:: TASK STATEMENT ::
Omit all pictures. Copy the rest of the material exactly.

─── DATA SECTION ───

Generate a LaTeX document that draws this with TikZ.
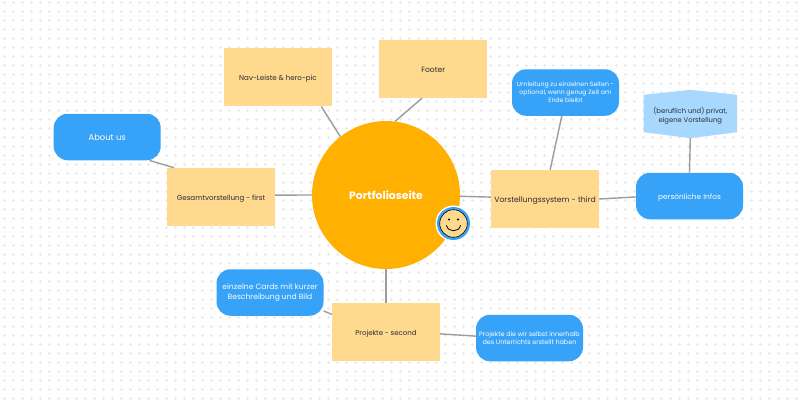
\documentclass[tikz,border=0pt]{standalone}
\usepackage{fontspec}
\setmainfont{Poppins}
\usetikzlibrary{calc}
\definecolor{hubfill}{HTML}{FFB000}
\definecolor{notefill}{HTML}{FFD98E}
\definecolor{cardfill}{HTML}{36A2F8}
\definecolor{hexfill}{HTML}{A9D8FF}
\definecolor{linkgray}{HTML}{9C9C9C}
\definecolor{inkdark}{HTML}{2B2B36}
\definecolor{dotgray}{HTML}{E9E9E9}
\tikzset{
	note/.style={fill=notefill, text=inkdark, minimum width=108pt, minimum height=58pt, inner sep=0pt, align=center, text height=8pt, text depth=1.8pt, font=\fontsize{7.1}{10}\selectfont},
	card/.style={fill=cardfill, text=white, rounded corners=14pt, minimum width=107pt, minimum height=46.5pt, inner sep=0pt, align=center},
	link/.style={draw=linkgray, line width=1.4pt}
}

\begin{document}
\begin{tikzpicture}[x=1pt, y=-1pt]
	%%%%% START %%%%%
	\useasboundingbox (0, 0) rectangle (802, 407);
	\fill[white] (0, 0) rectangle (802, 407);
	
	% dotted paper
	\foreach \px in {0,...,88}
		\foreach \py in {0,...,44}
			\draw[dotgray, line width=0.6pt] ({4.3+9*\px-1.3}, {2.3+9*\py}) -- ++(2.6, 0) ({4.3+9*\px}, {2.3+9*\py-1.3}) -- ++(0, 2.6);
	
	\node[circle, fill=hubfill, text=white, minimum size=148pt, inner sep=0pt, font=\fontsize{10.8}{12}\bfseries\selectfont] (hub) at (386, 195) {Portfolioseite};
	
	\node[note] (nav) at (278, 77.3) {Nav-Leiste \& hero-pic};
	\node[note, font=\fontsize{7.6}{10}\selectfont] (footer) at (433.2, 69) {Footer};
	\node[note] (gesamt) at (221, 197) {Gesamtvorstellung - first};
	\node[note, font=\fontsize{7.7}{10}\selectfont] (vorst) at (545, 199) {Vorstellungssystem - third};
	\node[note, font=\fontsize{7}{10}\selectfont] (proj) at (386, 332) {Projekte - second};
	
	\node[card, font=\fontsize{8.4}{10}\selectfont] (about) at (107.2, 137) {About us};
	\node[card, font=\fontsize{6.2}{7.9}\selectfont] (umleit) at (565.5, 92.5) {Umleitung zu einzelnen Seiten -\\optional, wenn genug Zeit am\\Ende bleibt};
	\node[card, text height=8pt, text depth=1.8pt, font=\fontsize{7.4}{10}\selectfont] (infos) at (689.5, 196) {persönliche Infos};
	\node[card, font=\fontsize{7.6}{9.4}\selectfont] (cards) at (270, 292.5) {einzelne Cards mit kurzer\\Beschreibung und Bild};
	\node[card, font=\fontsize{6.4}{8}\selectfont] (eigene) at (529.5, 338) {Projekte die wir selbst innerhalb\\des Unterrichts erstellt haben};
	
	\node[minimum width=93pt, minimum height=48pt, inner sep=0pt] (hex) at (690.3, 114) {};
	\fill[hexfill] (hex.north) -- ($(hex.north east)+(0, 5)$) -- ($(hex.south east)+(0, -6)$) -- (hex.south) -- ($(hex.south west)+(0, -6)$) -- ($(hex.north west)+(0, 5)$) -- cycle;
	\node[text=inkdark, align=center, font=\fontsize{6.8}{9.3}\selectfont] (hextext) at (690.3, 115.5) {(beruflich und) privat,\\eigene Vorstellung};
	
	\draw[link] (nav.-34) -- (hub.128);
	\draw[link] (footer.-111) -- (hub.83);
	\draw[link] (gesamt.2) -- (hub.180);
	\draw[link] (hub.-1) -- (vorst.178);
	\draw[link] (hub.south) -- (proj.north);
	\draw[link] (about.-29) -- (gesamt.148);
	\draw[link] (umleit.-99) -- (vorst.80);
	\draw[link] (vorst.east) -- (infos.181);
	\draw[link] (infos.north) -- (hex.south);
	\draw[link] (cards.-19) -- (proj.162);
	\draw[link] (proj.-2) -- (eigene.178);
	
	% smiley on the hub
	\fill[white] (453.5, 223.5) circle (18);
	\fill[cardfill] (453.5, 223.5) circle (16.5);
	\draw[fill=notefill, line width=0.6pt, draw=black] (453.5, 223.5) circle (13.8);
	\fill[black] (449, 219.5) circle (1.1);
	\fill[black] (458, 219.5) circle (1.1);
	\draw[line width=0.8pt, line cap=round] (446.5, 225.5) .. controls (448, 232.5) and (459, 232.5) .. (460.5, 225.5);
	
	%%%%% END %%%%%
\end{tikzpicture}
\end{document}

───

:: TASK RESPONSE ::
Generate a LaTeX document that draws this with TikZ.
\documentclass[tikz,border=0pt]{standalone}
\usepackage{fontspec}
\setmainfont{Poppins}
\usetikzlibrary{calc}
\definecolor{hubfill}{HTML}{FFB000}
\definecolor{notefill}{HTML}{FFD98E}
\definecolor{cardfill}{HTML}{36A2F8}
\definecolor{hexfill}{HTML}{A9D8FF}
\definecolor{linkgray}{HTML}{9C9C9C}
\definecolor{inkdark}{HTML}{2B2B36}
\definecolor{dotgray}{HTML}{E9E9E9}
\tikzset{
	note/.style={fill=notefill, text=inkdark, minimum width=108pt, minimum height=58pt, inner sep=0pt, align=center, text height=8pt, text depth=1.8pt, font=\fontsize{7.1}{10}\selectfont},
	card/.style={fill=cardfill, text=white, rounded corners=14pt, minimum width=107pt, minimum height=46.5pt, inner sep=0pt, align=center},
	link/.style={draw=linkgray, line width=1.4pt}
}

\begin{document}
\begin{tikzpicture}[x=1pt, y=-1pt]
	%%%%% START %%%%%
	\useasboundingbox (0, 0) rectangle (802, 407);
	\fill[white] (0, 0) rectangle (802, 407);
	
	% dotted paper
	\foreach \px in {0,...,88}
		\foreach \py in {0,...,44}
			\draw[dotgray, line width=0.6pt] ({4.3+9*\px-1.3}, {2.3+9*\py}) -- ++(2.6, 0) ({4.3+9*\px}, {2.3+9*\py-1.3}) -- ++(0, 2.6);
	
	\node[circle, fill=hubfill, text=white, minimum size=148pt, inner sep=0pt, font=\fontsize{10.8}{12}\bfseries\selectfont] (hub) at (386, 195) {Portfolioseite};
	
	\node[note] (nav) at (278, 77.3) {Nav-Leiste \& hero-pic};
	\node[note, font=\fontsize{7.6}{10}\selectfont] (footer) at (433.2, 69) {Footer};
	\node[note] (gesamt) at (221, 197) {Gesamtvorstellung - first};
	\node[note, font=\fontsize{7.7}{10}\selectfont] (vorst) at (545, 199) {Vorstellungssystem - third};
	\node[note, font=\fontsize{7}{10}\selectfont] (proj) at (386, 332) {Projekte - second};
	
	\node[card, font=\fontsize{8.4}{10}\selectfont] (about) at (107.2, 137) {About us};
	\node[card, font=\fontsize{6.2}{7.9}\selectfont] (umleit) at (565.5, 92.5) {Umleitung zu einzelnen Seiten -\\optional, wenn genug Zeit am\\Ende bleibt};
	\node[card, text height=8pt, text depth=1.8pt, font=\fontsize{7.4}{10}\selectfont] (infos) at (689.5, 196) {persönliche Infos};
	\node[card, font=\fontsize{7.6}{9.4}\selectfont] (cards) at (270, 292.5) {einzelne Cards mit kurzer\\Beschreibung und Bild};
	\node[card, font=\fontsize{6.4}{8}\selectfont] (eigene) at (529.5, 338) {Projekte die wir selbst innerhalb\\des Unterrichts erstellt haben};
	
	\node[minimum width=93pt, minimum height=48pt, inner sep=0pt] (hex) at (690.3, 114) {};
	\fill[hexfill] (hex.north) -- ($(hex.north east)+(0, 5)$) -- ($(hex.south east)+(0, -6)$) -- (hex.south) -- ($(hex.south west)+(0, -6)$) -- ($(hex.north west)+(0, 5)$) -- cycle;
	\node[text=inkdark, align=center, font=\fontsize{6.8}{9.3}\selectfont] (hextext) at (690.3, 115.5) {(beruflich und) privat,\\eigene Vorstellung};
	
	\draw[link] (nav.-34) -- (hub.128);
	\draw[link] (footer.-111) -- (hub.83);
	\draw[link] (gesamt.2) -- (hub.180);
	\draw[link] (hub.-1) -- (vorst.178);
	\draw[link] (hub.south) -- (proj.north);
	\draw[link] (about.-29) -- (gesamt.148);
	\draw[link] (umleit.-99) -- (vorst.80);
	\draw[link] (vorst.east) -- (infos.181);
	\draw[link] (infos.north) -- (hex.south);
	\draw[link] (cards.-19) -- (proj.162);
	\draw[link] (proj.-2) -- (eigene.178);
	
	% smiley on the hub
	\fill[white] (453.5, 223.5) circle (18);
	\fill[cardfill] (453.5, 223.5) circle (16.5);
	\draw[fill=notefill, line width=0.6pt, draw=black] (453.5, 223.5) circle (13.8);
	\fill[black] (449, 219.5) circle (1.1);
	\fill[black] (458, 219.5) circle (1.1);
	\draw[line width=0.8pt, line cap=round] (446.5, 225.5) .. controls (448, 232.5) and (459, 232.5) .. (460.5, 225.5);
	
	%%%%% END %%%%%
\end{tikzpicture}
\end{document}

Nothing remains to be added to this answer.